The fall on Tuesday of Goma in eastern Congo to rebel forces is another sad milestone in the giant, poverty-striken country’s never-ending internal warring. The success of the M23 military group, numbering perhaps no more than 1,500 fighters but with an abysmal human rights record, in pushing back the Congolese army reflects that army’s chronic weakness and disorganisation, mirroring that of President Laurent Kabila’s dysfunctional government in Kinshasa, some 1,600 kilometres away.
Mandated only as a humanitarian protection force for civilians, some 1,000 UN peacekeeping troops stood by as the M23 marched in to the vibrant commercial city of one million people on the Rwandan border. The Security Council unanimously condemned its takeover. And yesterday Great Lakes states urged African countries to contribute troops to an international force to take on the rebels, while the Congolese and Rwandan presidents, Kabila and Paul Kagame, met in Kampala to try to bring an end to the conflict.
Rwanda’s engagement in the talks, if genuine, is important. Over the past 15 years its army has repeatedly intervened in Congo’s conflicts and there is widespread suspicion, confirmed in a UN expert report to be published tomorrow, that it has helped finance and arm M23 and wants to to carve out a sphere of influence in eastern Congo that would allow it to control the lucrative mineral wealth in the area. All of which Rwanda fervently denies.

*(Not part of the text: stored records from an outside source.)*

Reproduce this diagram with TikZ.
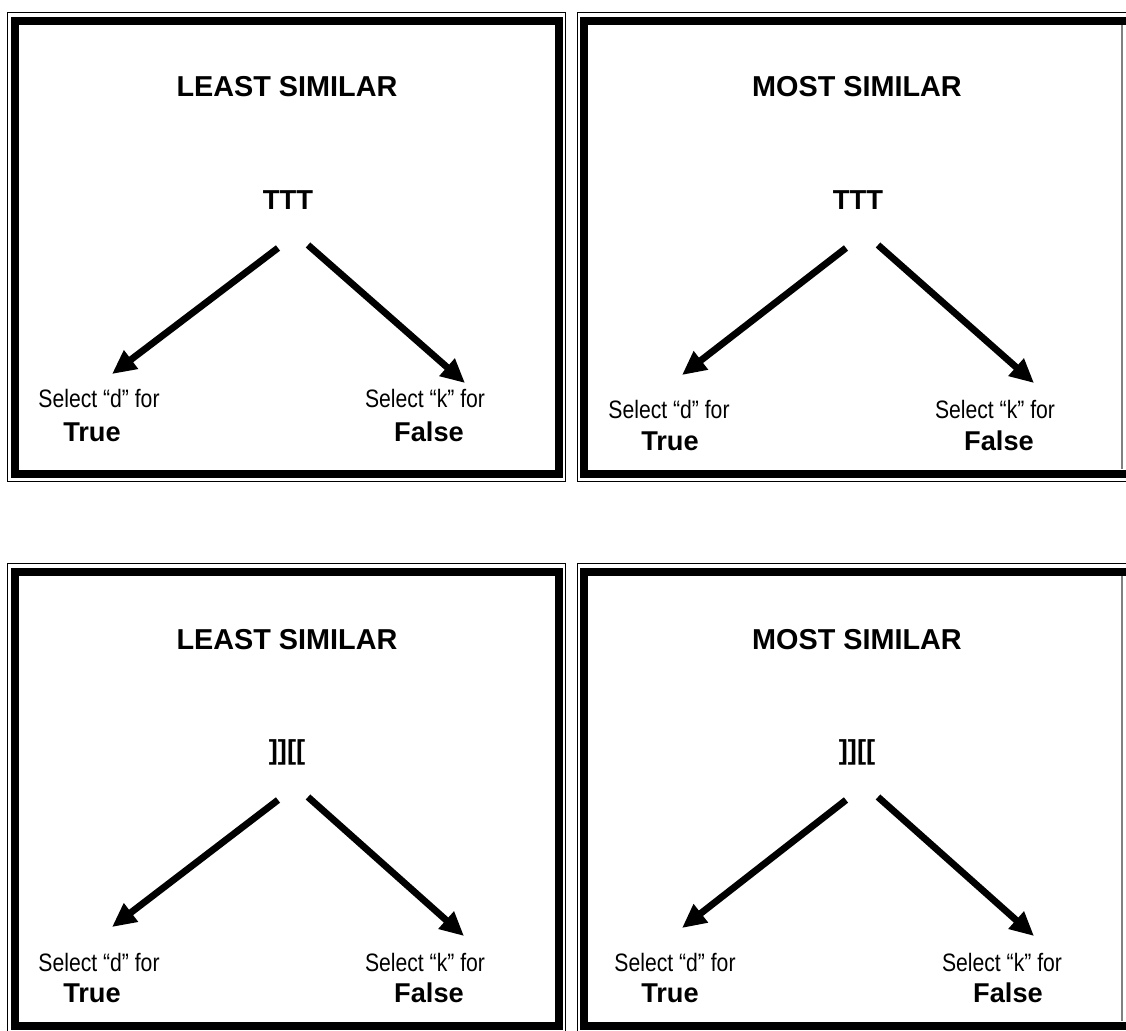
\documentclass[tikz,border=0pt]{standalone}
\usepackage{fontspec}
\setmainfont{Liberation Sans}
\newfontfamily\narrowsans[FakeStretch=0.84]{Liberation Sans}
\usetikzlibrary{arrows.meta}

\tikzset{
  heading/.style={font=\fontsize{14.4}{17}\selectfont\bfseries},
  stimulus/.style={font=\fontsize{13.7}{16}\selectfont\bfseries},
  hint/.style={font=\narrowsans\fontsize{12.6}{15}\selectfont},
  answer/.style={font=\fontsize{13.6}{16}\selectfont\bfseries},
  frameouter/.style={line width=0.75pt},
  frameinner/.style={line width=4pt},
  choice/.style={line width=3.4pt, -{Triangle[length=12pt,width=11pt]}},
}

\begin{document}
\begin{tikzpicture}[x=0.5pt, y=-0.5pt]
\useasboundingbox (0,0) rectangle (1126,1030);
\clip (0,0) rectangle (1126,1030);
\fill[white] (0,0) rectangle (1126,1030);

% frames
\draw[frameouter] (7.5,12.5) rectangle (565.5,481.5);
\draw[frameinner] (14.5,20.5) rectangle (559,473.5);
\draw[frameouter] (577.5,12.5) rectangle (1140,481.5);
\draw[frameinner] (583.5,20.5) rectangle (1132,473.5);
\draw[frameouter] (7.5,563.5) rectangle (565.5,1034);
\draw[frameinner] (14.5,571.5) rectangle (559,1026);
\draw[frameouter] (577.5,563.5) rectangle (1140,1034);
\draw[frameinner] (583.5,571.5) rectangle (1132,1026);
\fill[white] (1123,25) rectangle (1128,469);
\fill[white] (1123,576) rectangle (1128,1021);
\draw[gray, line width=0.6pt] (1122,25) -- (1122,469);
\draw[gray, line width=0.6pt] (1122,576) -- (1122,1021);

% top left
\node[heading] (h1) at (287,87) {LEAST SIMILAR};
\node[stimulus] (s1) at (288,200) {TTT};
\coordinate (l1) at (278,248);
\coordinate (r1) at (308,245);
\node[hint] (d1) at (99,398) {Select “d” for};
\node[answer] (t1) at (92,432) {True};
\node[hint] (k1) at (425,398) {Select “k” for};
\node[answer] (f1) at (429,432) {False};
\coordinate (dl1) at (112,374);
\coordinate (kr1) at (465,383);
\draw[choice] (l1) -- (dl1);
\draw[choice] (r1) -- (kr1);

% top right
\node[heading] (h2) at (857,87) {MOST SIMILAR};
\node[stimulus] (s2) at (858,200) {TTT};
\coordinate (l2) at (846,248);
\coordinate (r2) at (878,245);
\node[hint] (d2) at (669,409) {Select “d” for};
\node[answer] (t2) at (670,441) {True};
\node[hint] (k2) at (995,409) {Select “k” for};
\node[answer] (f2) at (999,441) {False};
\coordinate (dl2) at (682,375);
\coordinate (kr2) at (1034,383);
\draw[choice] (l2) -- (dl2);
\draw[choice] (r2) -- (kr2);

% bottom left
\node[heading] (h3) at (287,640) {LEAST SIMILAR};
\node[stimulus] (s3) at (287,752) {]][[};
\coordinate (l3) at (278,800);
\coordinate (r3) at (308,797);
\node[hint] (d3) at (99,962) {Select “d” for};
\node[answer] (t3) at (92,993) {True};
\node[hint] (k3) at (425,962) {Select “k” for};
\node[answer] (f3) at (429,993) {False};
\coordinate (dl3) at (112,927);
\coordinate (kr3) at (464,936);
\draw[choice] (l3) -- (dl3);
\draw[choice] (r3) -- (kr3);

% bottom right
\node[heading] (h4) at (857,640) {MOST SIMILAR};
\node[stimulus] (s4) at (857,752) {]][[};
\coordinate (l4) at (846,800);
\coordinate (r4) at (878,797);
\node[hint] (d4) at (675,962) {Select “d” for};
\node[answer] (t4) at (670,993) {True};
\node[hint] (k4) at (1002,962) {Select “k” for};
\node[answer] (f4) at (1008,993) {False};
\coordinate (dl4) at (682,928);
\coordinate (kr4) at (1034,936);
\draw[choice] (l4) -- (dl4);
\draw[choice] (r4) -- (kr4);
\end{tikzpicture}
\end{document}
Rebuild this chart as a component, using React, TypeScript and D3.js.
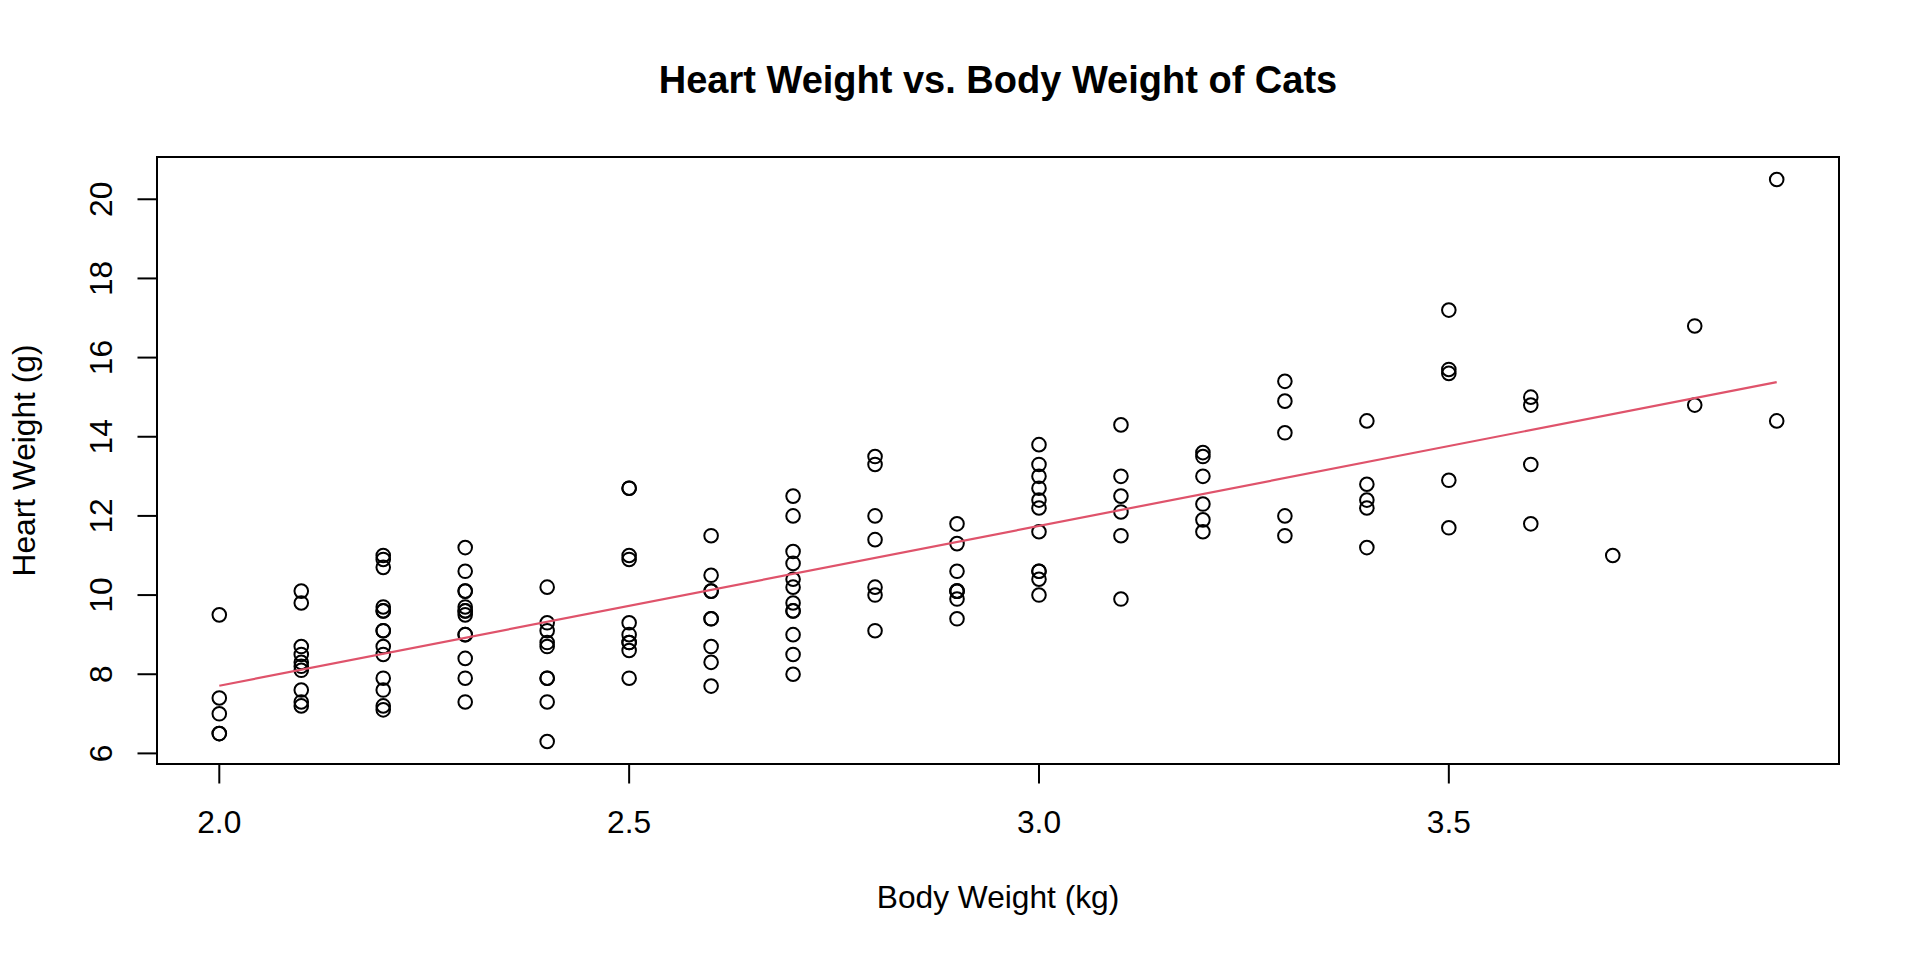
import * as React from "react";
import * as d3 from "d3";

// MASS::cats — body weight (kg) and heart weight (g)
const bodyWeight: number[] = [
  2.0, 2.0, 2.0, 2.1, 2.1, 2.1, 2.1, 2.1, 2.1, 2.1, 2.1, 2.1, 2.2, 2.2, 2.2, 2.2,
  2.2, 2.2, 2.3, 2.3, 2.3, 2.3, 2.3, 2.3, 2.3, 2.3, 2.3, 2.3, 2.3, 2.3, 2.4, 2.4,
  2.4, 2.4, 2.5, 2.5, 2.6, 2.6, 2.6, 2.7, 2.7, 2.7, 2.9, 2.9, 2.9, 3.0, 3.0,
  2.0, 2.0, 2.1, 2.2, 2.2, 2.2, 2.2, 2.2, 2.2, 2.2, 2.2, 2.3, 2.4, 2.4, 2.4, 2.4,
  2.4, 2.5, 2.5, 2.5, 2.5, 2.5, 2.5, 2.5, 2.5, 2.6, 2.6, 2.6, 2.6, 2.6, 2.6, 2.7,
  2.7, 2.7, 2.7, 2.7, 2.7, 2.7, 2.7, 2.7, 2.8, 2.8, 2.8, 2.8, 2.8, 2.8, 2.8, 2.9,
  2.9, 2.9, 2.9, 2.9, 3.0, 3.0, 3.0, 3.0, 3.0, 3.0, 3.0, 3.0, 3.0, 3.1, 3.1, 3.1,
  3.1, 3.1, 3.1, 3.2, 3.2, 3.2, 3.2, 3.2, 3.2, 3.3, 3.3, 3.3, 3.3, 3.3, 3.4, 3.4,
  3.4, 3.4, 3.4, 3.5, 3.5, 3.5, 3.5, 3.5, 3.6, 3.6, 3.6, 3.6, 3.7, 3.8, 3.8, 3.9,
  3.9,
];

const heartWeight: number[] = [
  7.0, 7.4, 9.5, 7.2, 7.3, 7.6, 8.1, 8.2, 8.3, 8.5, 8.7, 9.8, 7.1, 8.7, 9.1, 9.7,
  10.9, 11.0, 7.3, 7.9, 8.4, 9.0, 9.0, 9.5, 9.6, 9.7, 10.1, 10.1, 10.6, 11.2, 6.3, 8.7,
  8.8, 10.2, 9.0, 10.9, 8.7, 10.1, 10.1, 8.5, 10.2, 10.8, 9.9, 10.1, 10.1, 10.6, 13.0,
  6.5, 6.5, 10.1, 7.2, 7.6, 7.9, 8.5, 9.1, 9.6, 9.6, 10.7, 9.6, 7.3, 7.9, 7.9, 9.1,
  9.3, 7.9, 8.6, 8.8, 8.8, 9.3, 11.0, 12.7, 12.7, 7.7, 8.3, 9.4, 9.4, 10.5, 11.5, 8.0,
  9.0, 9.6, 9.6, 9.8, 10.4, 11.1, 12.0, 12.5, 9.1, 10.0, 10.2, 11.4, 12.0, 13.3, 13.5, 9.4,
  10.1, 10.6, 11.3, 11.8, 10.0, 10.4, 10.6, 11.6, 12.2, 12.4, 12.7, 13.3, 13.8, 9.9, 11.5, 12.1,
  12.5, 13.0, 14.3, 11.6, 11.9, 12.3, 13.0, 13.5, 13.6, 11.5, 12.0, 14.1, 14.9, 15.4, 11.2, 12.2,
  12.4, 12.8, 14.4, 11.7, 12.9, 15.6, 15.7, 17.2, 11.8, 13.3, 14.8, 15.0, 11.0, 14.8, 16.8, 14.4,
  20.5,
];

// fitted line endpoints (lm Hwt ~ Bwt)
const fitBwt: number[] = [2.0, 3.9];
const fitHwt: number[] = [7.71, 15.38];

const xTicks: number[] = [2.0, 2.5, 3.0, 3.5];
const yTicks: number[] = [6, 8, 10, 12, 14, 16, 18, 20];

const W = 1920;
const H = 960;
const plot = { left: 157, right: 1839, top: 157, bottom: 764 };
const FONT = "'Liberation Sans', Arial, Helvetica, sans-serif";
const FS = 31.7;

export default function App() {
  React.useEffect(() => {
    document.body.style.margin = "0";
  }, []);

  // R-style 4% extension of the data range
  const xr = d3.extent(bodyWeight) as [number, number];
  const yr = d3.extent(heartWeight) as [number, number];
  const xPad = (xr[1] - xr[0]) * 0.04;
  const yPad = (yr[1] - yr[0]) * 0.04;

  const x = d3.scaleLinear().domain([xr[0] - xPad, xr[1] + xPad]).range([plot.left, plot.right]);
  const y = d3.scaleLinear().domain([yr[0] - yPad, yr[1] + yPad]).range([plot.bottom, plot.top]);

  const fitPath =
    d3
      .line<number>()
      .x((d) => x(d))
      .y((_, i) => y(fitHwt[i]))(fitBwt) ?? "";

  const cx = (plot.left + plot.right) / 2;
  const cy = (plot.top + plot.bottom) / 2;

  return (
    <svg width={W} height={H} style={{ display: "block", background: "#fff" }} fontFamily={FONT}>
      {/* title */}
      <text x={cx} y={93.3} textAnchor="middle" fontSize={38} fontWeight="bold" fill="#000">
        Heart Weight vs. Body Weight of Cats
      </text>

      {/* points */}
      <g fill="none" stroke="#000" strokeWidth={2}>
        {bodyWeight.map((b, i) => (
          <circle key={i} cx={x(b)} cy={y(heartWeight[i])} r={6.8} />
        ))}
      </g>

      {/* fitted line */}
      <path d={fitPath} fill="none" stroke="#DF536B" strokeWidth={2.2} />

      {/* box */}
      <rect
        x={plot.left}
        y={plot.top}
        width={plot.right - plot.left}
        height={plot.bottom - plot.top}
        fill="none"
        stroke="#000"
        strokeWidth={2}
      />

      {/* x axis */}
      <g>
        <line x1={x(xTicks[0])} x2={x(xTicks[xTicks.length - 1])} y1={plot.bottom} y2={plot.bottom} stroke="#000" strokeWidth={2} />
        {xTicks.map((t) => (
          <g key={t}>
            <line x1={x(t)} x2={x(t)} y1={plot.bottom} y2={plot.bottom + 19.5} stroke="#000" strokeWidth={2} />
            <text x={x(t)} y={832.7} textAnchor="middle" fontSize={FS} fill="#000">
              {t.toFixed(1)}
            </text>
          </g>
        ))}
        <text x={cx} y={907.7} textAnchor="middle" fontSize={FS} fill="#000">
          Body Weight (kg)
        </text>
      </g>

      {/* y axis */}
      <g>
        {yTicks.map((t) => (
          <g key={t}>
            <line x1={plot.left - 19.5} x2={plot.left} y1={y(t)} y2={y(t)} stroke="#000" strokeWidth={2} />
            <text
              transform={`translate(111.7,${y(t)}) rotate(-90)`}
              textAnchor="middle"
              fontSize={FS}
              fill="#000"
            >
              {t}
            </text>
          </g>
        ))}
        <text transform={`translate(34.5,${cy}) rotate(-90)`} textAnchor="middle" fontSize={FS} fill="#000">
          Heart Weight (g)
        </text>
      </g>
    </svg>
  );
}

The rebels yesterday announced that they intend to “liberate” the country, marching first on the town of Bukavu and then to Kinshasa. Such bluster notwithstanding, the group, largely made up of defectors from a previous rebel army which had been drafted into the Congolese army under a failed peace agreement, is capable yet of creating prolonged bloody mayhem. M23 has a record of murder of civilians, rape, and the forced recruitment of children. Robust vigilance by the UN force was never more important.